The event was hosted by two galvanizing leaders in the field: Parisian Mayor Anne Hidalgo, whose city is on its way to a 25 percent reduction of greenhouse gas emissions by 2025, and Michael Bloomberg, UN Special Envoy for Cities and Climate Change and former New York City Mayor.
"We organized this summit," Mayor Bloomberg wrote in a recent Huffington Post column, "to ensure that mayors--who overwhelmingly favor bold action on climate change and are leading by example--have their voices heard by those negotiating a global agreement."
Launched in January 2014, the City Energy Project is a joint collaboration with NRDC and the Institute for Market Transformation with the purpose of guiding cities toward greater environmental and economic resiliency. The 10 cities participating in our flagship initiative are Atlanta, Boston, Chicago, Denver, Houston, Kansas City, Missouri, Los Angeles, Orlando, Philadelphia and Salt Lake City. CEP works with these cities by promoting individualized programs and policies that allow them to cut energy waste from the single largest user of energy and source of carbon pollution in the United States, large urban buildings.
If U.S. buildings were their own country, they would rank third in the world in climate pollution, behind only China and the U.S., meaning the potential for energy and money savings from cutting energy waste in buildings is huge. Several CEP cities have already made substantial strides toward this goal, having developed and passed ordinances that require and/or increase incentives for energy efficiency programs that not only cut harmful pollution but save money, create jobs and improve public health.

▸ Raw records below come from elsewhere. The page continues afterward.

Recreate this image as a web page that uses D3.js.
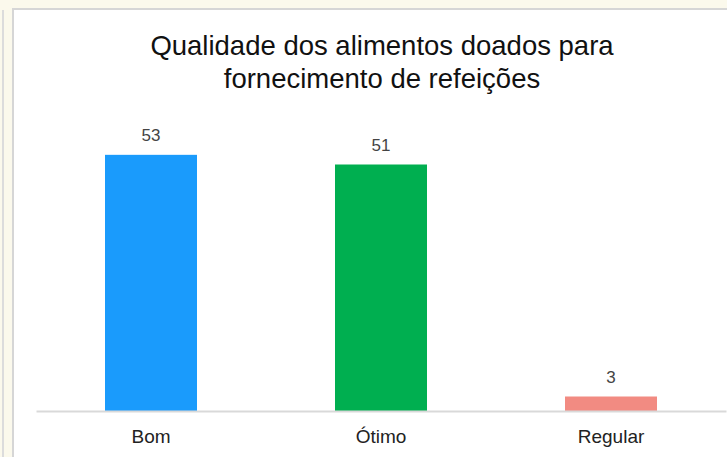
<!DOCTYPE html>
<html>
  <head>
    <meta charset="utf-8">
    <title>Qualidade dos alimentos doados</title>
    <script src="https://d3js.org/d3.v7.min.js"></script>
  </head>
  <style>
    body { margin: 0; background: #fbf9ec; }
    svg { display: block; font-family: "Liberation Sans", Arial, sans-serif; }
  </style>
  <body>
    <script type="text/javascript">
        var width = 727;
        var height = 457;

        const categories = ['Bom', 'Ótimo', 'Regular'];
        const values = [53, 51, 3];
        const colors = ['#1a9bfc', '#00af50', '#f28b82'];
        const titleLines = ['Qualidade dos alimentos doados para', 'fornecimento de refeições'];

        const svg = d3.select('body').append('svg').attr('width', width).attr('height', height);

        // slide frame behind the chart
        svg.append('rect').attr('width', width).attr('height', height).attr('fill', '#fbf9ec');
        svg.append('line').attr('x1', 3).attr('x2', 3).attr('y1', 10).attr('y2', height)
          .attr('stroke', '#dcdcdc').attr('stroke-width', 2);
        svg.append('rect').attr('x', 13).attr('y', 9).attr('width', width).attr('height', height)
          .attr('fill', '#fff').attr('stroke', '#d6d6d6').attr('stroke-width', 2);

        const x = d3.scaleBand().domain(categories).range([36, 726]).paddingInner(0.6).paddingOuter(0.3);
        const y = d3.scaleLinear().domain([0, 60]).range([411, 121]);

        svg.append('g').selectAll('text').data(titleLines).enter().append('text')
          .attr('x', 382).attr('y', (d, i) => 55 + i * 33)
          .attr('text-anchor', 'middle').attr('font-size', 27.5).attr('fill', '#111')
          .text(d => d);

        svg.append('g').selectAll('rect').data(values).enter().append('rect')
          .attr('x', (d, i) => x(categories[i]))
          .attr('y', d => y(d))
          .attr('width', x.bandwidth())
          .attr('height', d => y(0) - y(d))
          .attr('fill', (d, i) => colors[i]);

        svg.append('g').selectAll('text').data(values).enter().append('text')
          .attr('x', (d, i) => x(categories[i]) + x.bandwidth() / 2)
          .attr('y', d => y(d) - 14)
          .attr('text-anchor', 'middle').attr('font-size', 17).attr('fill', '#444')
          .text(d => d);

        const axis = svg.append('g').attr('transform', 'translate(0,' + y(0) + ')')
          .call(d3.axisBottom(x).tickSize(0).tickPadding(19));
        axis.select('.domain').attr('stroke', '#d9d9d9').attr('stroke-width', 2);
        axis.selectAll('text').attr('font-size', 19).attr('fill', '#222')
          .attr('font-family', '"Liberation Sans", Arial, sans-serif');
      </script>
  </body>
</html>
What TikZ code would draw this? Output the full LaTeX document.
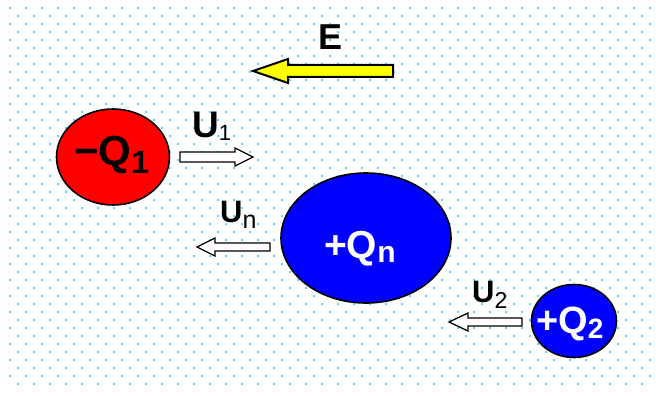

For instance, in April, Atlanta unanimously passed its Commercial Buildings Energy Efficiency Ordinance that requires buildings larger than 25,000 square feet to benchmark and report on their energy use annually. Under the ordinance, buildings will have to conduct an energy audit every 10 years, review areas where energy is being wasted and take concrete steps to fix the issues.
Buildings of this size represent 80 percent of Atlanta's commercial real estate sector; promoting energy efficiency initiatives will have a significant impact on the city's environmental and economic sustainability. These policies are expected to create $112 million a year in energy saving benefits for Atlanta by 2030, jumpstart the city's energy-efficiency sector, spur the creation of more than 1,000 jobs a year in the first few years, and reduce building carbon emissions by 50 percent from 2013 levels.
Atlanta is leading the charge in other money-saving ways, too. Recently, the city announced that it will install solar panels on 28 municipal buildings in a measure that will save taxpayers money, cut the city's carbon emissions by 73 million pounds, and save 216 million gallons of water through 2030. These examples are a basic snapshot of the sizeable environmental, economic, and social benefits of CEP's pioneer programs.
City leaders recognize the importance and value of such initiatives and can't sit back and wait for state or federal governments to make sustainability and climate resilience a priority. They realize fighting global warming isn't just a moral obligation but also a major opportunity to make their cities better places to live and prosper. Thanks to a generous increase in funding from our sponsors at Bloomberg Philanthropies, the Kresge Foundation, and Doris Duke Charitable Foundations, CEP is able to help more U.S. cities become healthier, more livable, more resilient and more prosperous - and become leaders in the fight against climate change.